Les publicitaires renoncent à être des gourous. Ce que je n’ai pas dit à Influencia…ou le mythe du couteau suisse.

D’abord mon papier du 2 mai 2013 sur Influencia (pour ceux qui ne l’ont pas lu):

Selon un article du “Monde” du 27 avril 2013, le patron d’Havas Worlwide France renoncerait, après l’affaire Cahuzac, à l’activité de conseil en politique. Est-ce une bonne chose ?
« Il faut s’interroger sur les conditions d’exercice d’une activité qui représente 1% du chiffre d’affaires du groupe et 99% de ses emmerdes », affirme au quotidien Stephane Fouks dont l’équipe a conseillé DSK, et pas mal de ministres dont Jérôme Cahuzac.

Vendre un baril de lessive ou un homme politique, la  même technique?

Voilà une question qui se pose depuis la glorieuse ascension de Jacques Seguela qui a fait croire à tout le monde que son talent faisait des présidents et des vainqueurs. Partout.

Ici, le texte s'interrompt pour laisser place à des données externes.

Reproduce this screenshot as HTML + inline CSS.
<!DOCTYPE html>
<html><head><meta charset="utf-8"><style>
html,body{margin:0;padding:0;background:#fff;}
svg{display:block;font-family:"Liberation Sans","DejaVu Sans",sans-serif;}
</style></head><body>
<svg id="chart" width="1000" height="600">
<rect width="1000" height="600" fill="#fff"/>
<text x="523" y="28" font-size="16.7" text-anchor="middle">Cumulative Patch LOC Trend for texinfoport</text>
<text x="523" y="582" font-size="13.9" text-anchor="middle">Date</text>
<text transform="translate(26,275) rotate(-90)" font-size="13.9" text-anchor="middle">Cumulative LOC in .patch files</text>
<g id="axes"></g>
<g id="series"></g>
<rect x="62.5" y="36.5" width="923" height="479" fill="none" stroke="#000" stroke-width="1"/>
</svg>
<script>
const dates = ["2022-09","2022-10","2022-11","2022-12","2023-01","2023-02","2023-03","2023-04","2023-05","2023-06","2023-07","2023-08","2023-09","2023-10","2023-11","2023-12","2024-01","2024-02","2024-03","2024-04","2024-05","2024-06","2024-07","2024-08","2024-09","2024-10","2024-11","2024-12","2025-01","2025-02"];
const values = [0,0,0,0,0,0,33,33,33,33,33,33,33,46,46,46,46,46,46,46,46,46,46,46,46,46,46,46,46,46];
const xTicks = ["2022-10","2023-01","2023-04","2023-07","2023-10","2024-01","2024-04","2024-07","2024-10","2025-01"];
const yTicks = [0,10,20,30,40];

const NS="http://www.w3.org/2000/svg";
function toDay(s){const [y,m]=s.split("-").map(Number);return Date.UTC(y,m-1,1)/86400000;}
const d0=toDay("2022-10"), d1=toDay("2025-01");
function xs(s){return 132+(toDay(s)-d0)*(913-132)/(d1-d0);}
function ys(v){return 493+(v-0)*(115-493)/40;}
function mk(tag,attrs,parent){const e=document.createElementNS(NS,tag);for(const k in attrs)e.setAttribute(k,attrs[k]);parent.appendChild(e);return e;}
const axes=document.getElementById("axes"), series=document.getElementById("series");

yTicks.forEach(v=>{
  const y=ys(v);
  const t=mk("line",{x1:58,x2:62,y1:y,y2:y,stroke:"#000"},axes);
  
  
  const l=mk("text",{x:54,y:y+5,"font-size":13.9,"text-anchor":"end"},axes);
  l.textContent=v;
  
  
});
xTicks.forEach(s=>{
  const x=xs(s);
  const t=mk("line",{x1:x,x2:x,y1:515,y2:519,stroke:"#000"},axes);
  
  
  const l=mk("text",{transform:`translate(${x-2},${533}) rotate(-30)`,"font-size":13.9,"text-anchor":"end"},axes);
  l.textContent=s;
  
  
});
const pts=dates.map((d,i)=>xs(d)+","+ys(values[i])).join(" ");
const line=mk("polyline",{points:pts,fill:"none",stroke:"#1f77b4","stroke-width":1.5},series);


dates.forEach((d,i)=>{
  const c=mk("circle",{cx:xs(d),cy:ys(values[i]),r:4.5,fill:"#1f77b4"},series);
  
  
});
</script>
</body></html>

Urbi et Orbi. Dans la ville de la proximité politique et dans le grand monde de la globalisation des marques et des entreprises.

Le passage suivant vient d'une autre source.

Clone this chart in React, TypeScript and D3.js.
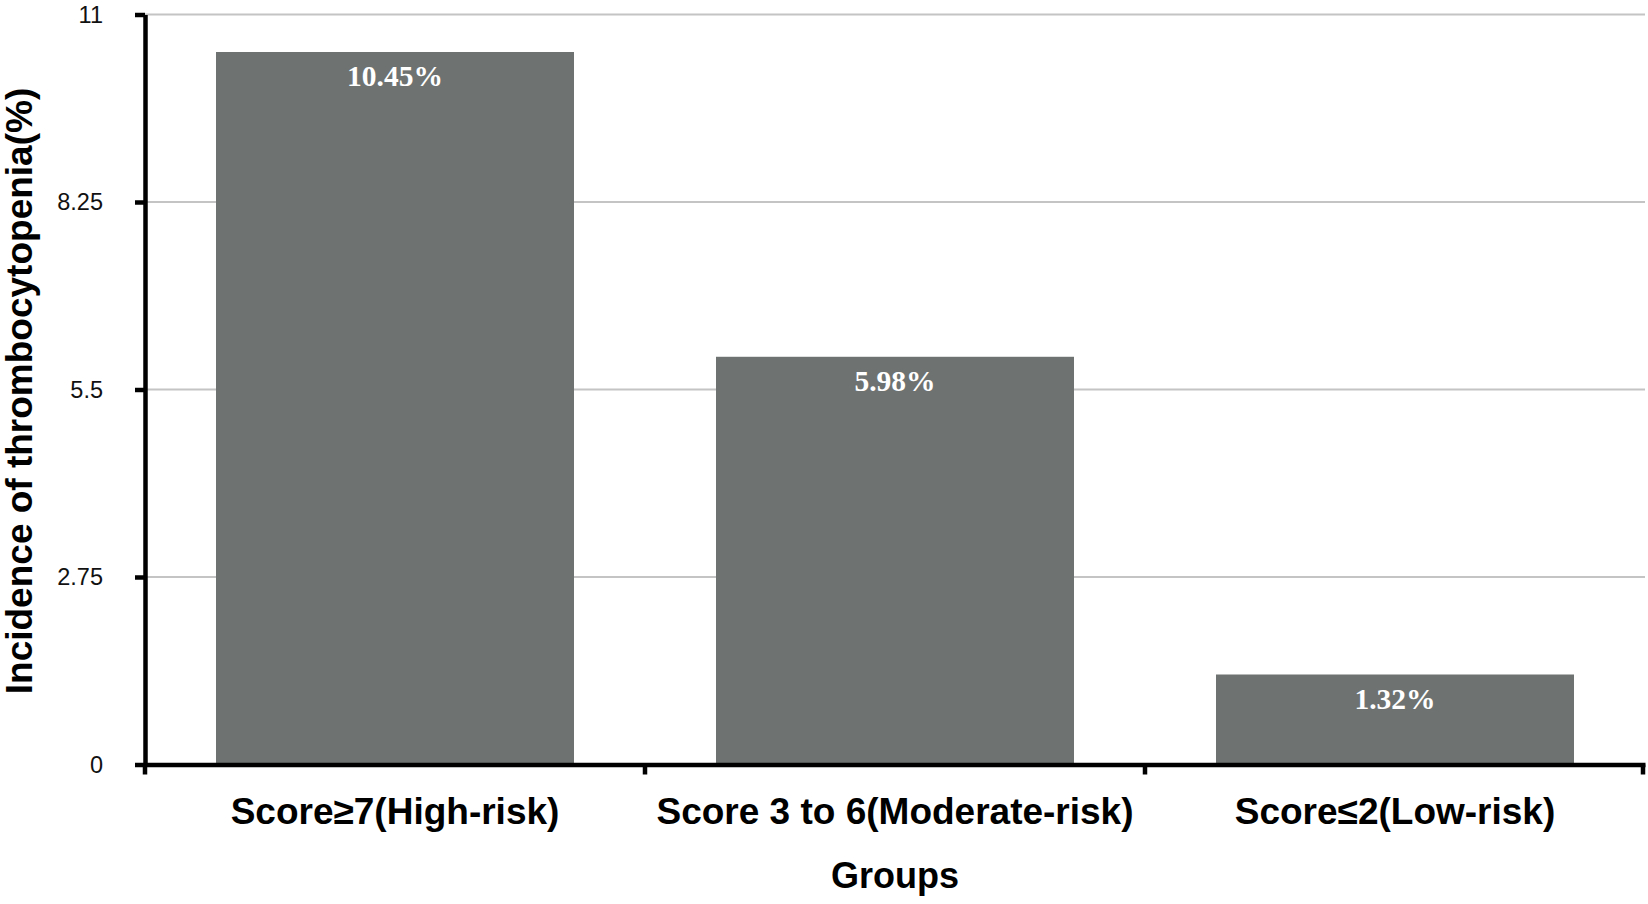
import React, { useEffect, useRef } from 'react';
import * as d3 from 'd3';

const categories = ['Score≥7(High-risk)', 'Score 3 to 6(Moderate-risk)', 'Score≤2(Low-risk)'];
const incidence = [10.45, 5.98, 1.32];
const yTicks = [0, 2.75, 5.5, 8.25, 11];

const W = 1648;
const H = 904;

const App: React.FC = () => {
    const svgRef = useRef<SVGSVGElement>(null);

    useEffect(() => {
        if (!svgRef.current) return;

        const margin = { top: 14.5, right: 3, bottom: 139.5, left: 145 };
        const width = W - margin.left - margin.right;
        const height = H - margin.top - margin.bottom;

        const svg = d3.select(svgRef.current);
        svg.selectAll('*').remove();

        const sans = '"Liberation Sans", Arial, Helvetica, sans-serif';
        const serif = '"Liberation Serif", "Times New Roman", serif';

        const g = svg
            .append('g')
            .attr('transform', `translate(${margin.left}, ${margin.top})`);

        const x = d3.scaleBand<string>()
            .domain(categories)
            .range([0, width])
            .paddingInner(0.284)
            .paddingOuter(0.142);

        const y = d3.scaleLinear()
            .domain([0, 11])
            .range([height, 0]);

        // gridlines
        g.append('g')
            .selectAll('line')
            .data(yTicks.filter(d => d > 0))
            .enter()
            .append('line')
            .attr('x1', 0)
            .attr('x2', width)
            .attr('y1', d => y(d))
            .attr('y2', d => y(d))
            .attr('stroke', '#c4c4c4')
            .attr('stroke-width', 2);

        // bars
        g.selectAll('.bar')
            .data(categories)
            .enter()
            .append('rect')
            .attr('class', 'bar')
            .attr('x', d => x(d) as number)
            .attr('width', x.bandwidth())
            .attr('y', (_, i) => y(incidence[i]))
            .attr('height', (_, i) => height - y(incidence[i]))
            .attr('fill', '#6e7371');

        // bar labels
        g.selectAll('.bar-label')
            .data(categories)
            .enter()
            .append('text')
            .attr('class', 'bar-label')
            .attr('x', d => (x(d) as number) + x.bandwidth() / 2)
            .attr('y', (_, i) => y(incidence[i]) + 34)
            .attr('text-anchor', 'middle')
            .attr('fill', '#ffffff')
            .style('font-family', serif)
            .style('font-weight', 'bold')
            .style('font-size', '29.5px')
            .text((_, i) => `${incidence[i].toFixed(2)}%`);

        // Y axis
        const yAxis = g.append('g')
            .call(d3.axisLeft(y).tickValues(yTicks).tickSize(10).tickSizeOuter(0).tickPadding(32).tickFormat(d => `${d}`));
        yAxis.select('.domain').attr('stroke', '#000').attr('stroke-width', 4.5);
        yAxis.selectAll('.tick line').attr('stroke', '#000').attr('stroke-width', 4.5);
        yAxis.selectAll('.tick text')
            .attr('fill', '#111')
            .style('font-family', sans)
            .style('font-size', '23.5px');

        // X axis (labels at band centres)
        const xAxis = g.append('g')
            .attr('transform', `translate(0, ${height})`)
            .call(d3.axisBottom(x).tickSize(0).tickSizeOuter(0));
        xAxis.select('.domain').attr('stroke', '#000').attr('stroke-width', 4.5);
        xAxis.selectAll('.tick text')
            .attr('y', 33)
            .attr('fill', '#000')
            .style('font-family', sans)
            .style('font-weight', 'bold')
            .style('font-size', '37px');

        // boundary ticks between groups
        const edges = [0, ...categories.map(c => (x(c) as number) + x.bandwidth() + x.step() * x.paddingInner() / 2)];
        xAxis.selectAll('.edge')
            .data(edges)
            .enter()
            .append('line')
            .attr('class', 'edge')
            .attr('x1', d => Math.min(d, width - 2))
            .attr('x2', d => Math.min(d, width - 2))
            .attr('y1', 0)
            .attr('y2', 10)
            .attr('stroke', '#000')
            .attr('stroke-width', 4.5);

        // axis titles
        g.append('text')
            .attr('x', width / 2)
            .attr('y', height + 123)
            .attr('text-anchor', 'middle')
            .style('font-family', sans)
            .style('font-weight', 'bold')
            .style('font-size', '36px')
            .text('Groups');

        svg.append('text')
            .attr('transform', `translate(32, 391) rotate(-90)`)
            .attr('text-anchor', 'middle')
            .style('font-family', sans)
            .style('font-weight', 'bold')
            .style('font-size', '37px')
            .text('Incidence of thrombocytopenia(%)');
    }, []);

    return (
        <svg
            ref={svgRef}
            width={W}
            height={H}
            style={{ position: 'absolute', left: 0, top: 0, background: '#fff' }}
        ></svg>
    );
};

export default App;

La technique est la même. Les médias, le buzz sur le net, la proximité des militants et du linéaire de la distribution, la promesse de « laver plus blanc » ou la promesse électorale. Les publicitaires habitués à manier ces techniques savent faire ce job technique  pour un personnage public. C’est évident.

Vendre un baril de lessive ou un homme politique, le même storytelling?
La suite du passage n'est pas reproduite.